Now, we can observe existence of weak solutions of the partial differential equation \[ \partial_{t}\rho = div(\rho \nabla(U'(\rho)+V+K*\rho)) - \rho(U'(\rho)+V+K*\rho), \] associated with \(HK\) gradient flows, \[ \partial_{t} \rho = - grad_{HK} F(\rho).. \]
Under reasonable conditions, metric gradient flows can be characterized in this case (Gallouët and Monsaingeon 2017). For complete characterization of gradient flows of positive, and probability measures, with respect to Hellinger-Kantorovich geometry, and applications in computational algorithms machine learning, see (Mielke and Zhu 2025).

References

Chizat, Lenaic, Gabriel Peyré, Bernhard Schmitzer, and François-Xavier Vialard. 2015. “Unbalanced Optimal Transport: Geometry and Kantorovich Formulation (2015).” arXiv Preprint arXiv:1508.05216.

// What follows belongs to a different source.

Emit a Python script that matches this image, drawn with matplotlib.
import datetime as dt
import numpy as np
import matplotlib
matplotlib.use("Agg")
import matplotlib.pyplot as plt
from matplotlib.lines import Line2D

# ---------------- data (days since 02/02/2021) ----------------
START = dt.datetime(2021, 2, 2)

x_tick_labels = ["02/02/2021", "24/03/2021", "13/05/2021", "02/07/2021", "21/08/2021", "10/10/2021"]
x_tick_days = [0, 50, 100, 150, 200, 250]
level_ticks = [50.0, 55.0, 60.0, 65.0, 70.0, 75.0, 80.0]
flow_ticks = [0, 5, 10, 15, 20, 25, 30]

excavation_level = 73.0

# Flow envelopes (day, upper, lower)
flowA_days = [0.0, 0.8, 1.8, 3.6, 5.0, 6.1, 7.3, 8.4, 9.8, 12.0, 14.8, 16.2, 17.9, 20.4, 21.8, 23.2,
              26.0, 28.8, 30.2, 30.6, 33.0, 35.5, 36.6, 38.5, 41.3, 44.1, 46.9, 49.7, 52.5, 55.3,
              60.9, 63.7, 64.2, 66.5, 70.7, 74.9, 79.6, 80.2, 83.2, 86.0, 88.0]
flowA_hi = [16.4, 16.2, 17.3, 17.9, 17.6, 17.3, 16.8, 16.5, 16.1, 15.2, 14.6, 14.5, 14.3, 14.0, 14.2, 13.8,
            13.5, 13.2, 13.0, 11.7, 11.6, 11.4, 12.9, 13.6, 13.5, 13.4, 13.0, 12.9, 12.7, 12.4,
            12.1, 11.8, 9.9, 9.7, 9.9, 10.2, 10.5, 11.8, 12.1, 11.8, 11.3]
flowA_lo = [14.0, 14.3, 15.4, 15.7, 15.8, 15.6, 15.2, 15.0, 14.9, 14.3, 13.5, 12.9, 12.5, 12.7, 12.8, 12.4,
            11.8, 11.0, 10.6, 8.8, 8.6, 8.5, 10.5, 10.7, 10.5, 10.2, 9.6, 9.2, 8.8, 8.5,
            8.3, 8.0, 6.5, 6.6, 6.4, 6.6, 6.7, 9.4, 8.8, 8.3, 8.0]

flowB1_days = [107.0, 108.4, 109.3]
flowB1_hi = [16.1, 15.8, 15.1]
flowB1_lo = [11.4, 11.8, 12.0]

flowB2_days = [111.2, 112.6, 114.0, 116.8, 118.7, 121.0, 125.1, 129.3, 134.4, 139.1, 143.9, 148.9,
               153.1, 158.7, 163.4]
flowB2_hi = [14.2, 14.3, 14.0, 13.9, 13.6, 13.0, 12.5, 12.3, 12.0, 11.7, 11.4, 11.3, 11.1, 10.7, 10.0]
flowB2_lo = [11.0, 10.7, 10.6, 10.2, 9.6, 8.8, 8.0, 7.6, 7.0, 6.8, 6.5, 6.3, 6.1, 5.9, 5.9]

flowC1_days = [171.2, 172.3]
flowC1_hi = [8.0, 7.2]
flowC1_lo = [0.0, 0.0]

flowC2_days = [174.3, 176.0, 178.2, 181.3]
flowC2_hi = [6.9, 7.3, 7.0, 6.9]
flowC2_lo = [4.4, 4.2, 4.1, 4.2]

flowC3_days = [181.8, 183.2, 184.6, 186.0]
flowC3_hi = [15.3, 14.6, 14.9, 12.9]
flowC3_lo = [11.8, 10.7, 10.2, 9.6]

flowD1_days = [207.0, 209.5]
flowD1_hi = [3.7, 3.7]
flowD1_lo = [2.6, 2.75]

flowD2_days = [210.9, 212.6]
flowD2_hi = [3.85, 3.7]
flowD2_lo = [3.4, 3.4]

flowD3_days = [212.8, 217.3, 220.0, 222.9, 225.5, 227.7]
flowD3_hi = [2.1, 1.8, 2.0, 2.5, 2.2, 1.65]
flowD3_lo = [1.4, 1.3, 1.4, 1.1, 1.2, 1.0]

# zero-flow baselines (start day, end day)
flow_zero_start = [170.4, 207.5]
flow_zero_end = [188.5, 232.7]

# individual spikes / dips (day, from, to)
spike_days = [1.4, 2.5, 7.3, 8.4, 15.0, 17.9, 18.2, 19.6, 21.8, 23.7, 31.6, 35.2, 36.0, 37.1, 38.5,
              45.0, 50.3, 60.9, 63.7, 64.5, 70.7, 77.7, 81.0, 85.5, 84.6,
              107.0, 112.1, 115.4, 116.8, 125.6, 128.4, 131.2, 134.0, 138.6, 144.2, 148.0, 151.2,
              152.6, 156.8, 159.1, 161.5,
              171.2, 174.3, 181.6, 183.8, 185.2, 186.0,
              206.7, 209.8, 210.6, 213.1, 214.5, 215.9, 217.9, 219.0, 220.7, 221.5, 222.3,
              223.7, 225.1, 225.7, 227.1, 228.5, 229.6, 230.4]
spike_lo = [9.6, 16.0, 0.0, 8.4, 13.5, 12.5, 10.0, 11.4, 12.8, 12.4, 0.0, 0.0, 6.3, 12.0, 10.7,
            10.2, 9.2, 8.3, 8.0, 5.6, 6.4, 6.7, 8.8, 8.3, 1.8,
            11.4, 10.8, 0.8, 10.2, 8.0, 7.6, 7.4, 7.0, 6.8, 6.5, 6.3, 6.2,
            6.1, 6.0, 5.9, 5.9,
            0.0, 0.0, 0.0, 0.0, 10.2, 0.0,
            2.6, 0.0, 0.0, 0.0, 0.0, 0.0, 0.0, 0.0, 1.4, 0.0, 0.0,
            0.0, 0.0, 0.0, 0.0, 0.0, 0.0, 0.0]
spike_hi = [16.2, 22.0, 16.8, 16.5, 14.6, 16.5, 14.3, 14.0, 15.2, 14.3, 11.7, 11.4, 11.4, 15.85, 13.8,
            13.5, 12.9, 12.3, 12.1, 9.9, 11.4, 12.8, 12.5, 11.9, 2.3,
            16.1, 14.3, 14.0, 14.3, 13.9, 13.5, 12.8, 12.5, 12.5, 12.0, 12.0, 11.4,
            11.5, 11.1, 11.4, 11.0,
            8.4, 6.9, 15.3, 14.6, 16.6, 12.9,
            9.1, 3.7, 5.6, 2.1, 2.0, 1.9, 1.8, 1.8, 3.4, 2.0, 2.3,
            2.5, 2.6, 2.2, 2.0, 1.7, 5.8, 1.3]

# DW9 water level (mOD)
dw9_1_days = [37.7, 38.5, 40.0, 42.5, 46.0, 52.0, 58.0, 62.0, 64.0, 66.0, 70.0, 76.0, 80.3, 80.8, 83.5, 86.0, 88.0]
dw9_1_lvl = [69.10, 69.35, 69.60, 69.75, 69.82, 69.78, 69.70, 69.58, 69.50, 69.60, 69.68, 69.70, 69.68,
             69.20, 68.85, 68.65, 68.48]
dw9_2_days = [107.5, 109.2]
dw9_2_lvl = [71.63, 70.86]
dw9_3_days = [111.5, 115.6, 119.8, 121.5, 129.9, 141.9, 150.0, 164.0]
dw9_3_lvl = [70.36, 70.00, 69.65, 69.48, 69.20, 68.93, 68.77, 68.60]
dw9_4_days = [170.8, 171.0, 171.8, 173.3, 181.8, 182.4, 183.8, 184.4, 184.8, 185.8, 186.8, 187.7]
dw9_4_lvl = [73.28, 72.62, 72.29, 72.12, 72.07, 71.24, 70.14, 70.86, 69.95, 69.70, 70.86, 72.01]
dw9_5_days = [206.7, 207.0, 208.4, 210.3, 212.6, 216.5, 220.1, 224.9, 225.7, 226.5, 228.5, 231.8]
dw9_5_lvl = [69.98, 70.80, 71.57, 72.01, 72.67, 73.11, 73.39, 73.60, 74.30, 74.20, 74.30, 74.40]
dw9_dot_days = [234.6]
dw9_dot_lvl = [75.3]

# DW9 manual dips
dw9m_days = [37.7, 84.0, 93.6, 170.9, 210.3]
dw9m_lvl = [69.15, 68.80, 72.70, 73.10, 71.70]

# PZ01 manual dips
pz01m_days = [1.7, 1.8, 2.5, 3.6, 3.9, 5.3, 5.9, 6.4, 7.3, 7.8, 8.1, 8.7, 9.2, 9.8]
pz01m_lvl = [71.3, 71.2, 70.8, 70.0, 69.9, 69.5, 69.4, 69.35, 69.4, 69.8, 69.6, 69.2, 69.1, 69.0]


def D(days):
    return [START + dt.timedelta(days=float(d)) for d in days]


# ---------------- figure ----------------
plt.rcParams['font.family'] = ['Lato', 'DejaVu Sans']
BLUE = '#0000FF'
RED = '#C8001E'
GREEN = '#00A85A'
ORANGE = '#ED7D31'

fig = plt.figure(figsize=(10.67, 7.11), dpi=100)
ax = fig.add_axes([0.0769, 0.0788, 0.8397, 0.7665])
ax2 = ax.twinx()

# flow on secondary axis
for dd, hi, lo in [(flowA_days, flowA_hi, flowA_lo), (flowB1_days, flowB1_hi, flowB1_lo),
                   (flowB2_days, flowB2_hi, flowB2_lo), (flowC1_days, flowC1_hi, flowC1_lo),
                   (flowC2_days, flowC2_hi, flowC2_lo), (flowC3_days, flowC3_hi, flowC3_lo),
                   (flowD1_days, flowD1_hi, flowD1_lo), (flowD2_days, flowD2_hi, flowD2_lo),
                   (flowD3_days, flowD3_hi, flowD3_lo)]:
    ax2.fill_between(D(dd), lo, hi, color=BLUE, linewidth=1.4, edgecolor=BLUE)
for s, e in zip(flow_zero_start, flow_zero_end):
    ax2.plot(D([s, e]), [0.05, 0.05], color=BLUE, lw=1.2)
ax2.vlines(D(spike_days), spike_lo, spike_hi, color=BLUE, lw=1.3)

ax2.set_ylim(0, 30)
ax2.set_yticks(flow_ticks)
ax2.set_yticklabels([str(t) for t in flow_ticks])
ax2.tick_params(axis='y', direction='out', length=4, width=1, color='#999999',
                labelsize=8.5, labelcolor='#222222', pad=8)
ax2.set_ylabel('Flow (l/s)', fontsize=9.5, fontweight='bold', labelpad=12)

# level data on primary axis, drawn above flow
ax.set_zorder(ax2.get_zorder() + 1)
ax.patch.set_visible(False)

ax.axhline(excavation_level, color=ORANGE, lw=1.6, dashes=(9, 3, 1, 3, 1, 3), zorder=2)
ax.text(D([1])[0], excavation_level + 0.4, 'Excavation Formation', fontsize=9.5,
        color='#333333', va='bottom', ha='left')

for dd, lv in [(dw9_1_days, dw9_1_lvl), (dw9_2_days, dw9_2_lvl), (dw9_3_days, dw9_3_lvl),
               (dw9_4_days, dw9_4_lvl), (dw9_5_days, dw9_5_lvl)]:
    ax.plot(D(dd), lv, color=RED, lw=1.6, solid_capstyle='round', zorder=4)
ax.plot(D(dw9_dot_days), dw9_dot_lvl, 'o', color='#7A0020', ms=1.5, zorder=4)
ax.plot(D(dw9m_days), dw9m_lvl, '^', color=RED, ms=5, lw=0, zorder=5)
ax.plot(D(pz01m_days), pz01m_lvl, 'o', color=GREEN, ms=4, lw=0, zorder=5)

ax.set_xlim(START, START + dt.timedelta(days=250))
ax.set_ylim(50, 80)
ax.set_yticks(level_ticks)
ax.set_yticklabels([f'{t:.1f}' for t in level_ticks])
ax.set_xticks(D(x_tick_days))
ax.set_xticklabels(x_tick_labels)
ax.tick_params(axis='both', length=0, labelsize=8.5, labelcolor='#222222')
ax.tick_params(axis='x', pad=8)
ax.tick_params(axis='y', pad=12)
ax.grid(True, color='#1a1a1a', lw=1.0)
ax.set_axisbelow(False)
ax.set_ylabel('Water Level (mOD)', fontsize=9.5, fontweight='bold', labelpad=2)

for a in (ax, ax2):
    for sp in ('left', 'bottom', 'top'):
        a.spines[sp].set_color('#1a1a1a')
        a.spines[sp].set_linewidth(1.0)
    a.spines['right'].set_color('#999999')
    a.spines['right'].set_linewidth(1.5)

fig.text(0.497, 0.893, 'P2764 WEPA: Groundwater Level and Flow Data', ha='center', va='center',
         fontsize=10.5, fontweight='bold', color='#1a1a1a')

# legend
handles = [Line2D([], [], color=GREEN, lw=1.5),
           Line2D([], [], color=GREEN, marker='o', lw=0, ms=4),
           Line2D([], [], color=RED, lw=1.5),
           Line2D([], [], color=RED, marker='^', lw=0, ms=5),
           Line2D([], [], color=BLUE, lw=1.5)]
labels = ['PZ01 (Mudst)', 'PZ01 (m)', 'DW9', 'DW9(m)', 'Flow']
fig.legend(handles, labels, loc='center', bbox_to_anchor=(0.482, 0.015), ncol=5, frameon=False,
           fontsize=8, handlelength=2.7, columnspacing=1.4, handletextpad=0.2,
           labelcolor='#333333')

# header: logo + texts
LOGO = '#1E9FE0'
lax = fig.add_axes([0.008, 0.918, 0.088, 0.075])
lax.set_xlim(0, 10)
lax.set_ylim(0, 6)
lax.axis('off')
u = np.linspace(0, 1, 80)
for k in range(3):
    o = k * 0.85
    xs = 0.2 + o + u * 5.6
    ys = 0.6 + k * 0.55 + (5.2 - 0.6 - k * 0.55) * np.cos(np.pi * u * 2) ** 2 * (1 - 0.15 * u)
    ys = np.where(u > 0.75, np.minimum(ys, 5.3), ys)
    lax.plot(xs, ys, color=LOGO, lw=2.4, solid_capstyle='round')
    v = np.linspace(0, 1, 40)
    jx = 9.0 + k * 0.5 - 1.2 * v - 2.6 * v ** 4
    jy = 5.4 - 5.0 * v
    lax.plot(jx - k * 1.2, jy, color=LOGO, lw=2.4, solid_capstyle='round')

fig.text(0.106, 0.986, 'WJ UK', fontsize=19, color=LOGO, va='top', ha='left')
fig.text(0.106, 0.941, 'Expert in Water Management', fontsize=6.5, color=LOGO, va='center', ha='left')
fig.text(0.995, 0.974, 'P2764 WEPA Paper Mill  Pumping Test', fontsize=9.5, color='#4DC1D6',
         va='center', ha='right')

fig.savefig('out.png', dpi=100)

———. 2018. “An Interpolating Distance Between Optimal Transport and Fisher–Rao Metrics.” Foundations of Computational Mathematics 18: 1–44.
Gallouët, Thomas O, and Leonard Monsaingeon. 2017. “A JKO Splitting Scheme for Kantorovich–Fisher–Rao Gradient Flows.” SIAM Journal on Mathematical Analysis 49 (2): 1100–1130.
Jordan, Richard, David Kinderlehrer, and Felix Otto. 1998. “The Variational Formulation of the Fokker–Planck Equation.” SIAM Journal on Mathematical Analysis 29 (1): 1–17.
Kondratyev, Stanislav, Léonard Monsaingeon, and Dmitry Vorotnikov. 2016. “A New Optimal Transport Distance on the Space of Finite Radon Measures.”
Liero, Matthias, Alexander Mielke, and Giuseppe Savaré. 2016. “Optimal Transport in Competition with Reaction: The Hellinger–Kantorovich Distance and Geodesic Curves.” SIAM Journal on Mathematical Analysis 48 (4): 2869–2911.
———. 2018. “Optimal Entropy-Transport Problems and a New Hellinger–Kantorovich Distance Between Positive Measures.” Inventiones Mathematicae 211 (3): 969–1117.
Mielke, Alexander, and Jia-Jie Zhu. 2025. “Hellinger-Kantorovich Gradient Flows: Global Exponential Decay of Entropy Functionals.” arXiv Preprint arXiv:2501.17049.
Otto, Felix. 2001. “The Geometry of Dissipative Evolution Equations: The Porous Medium Equation.”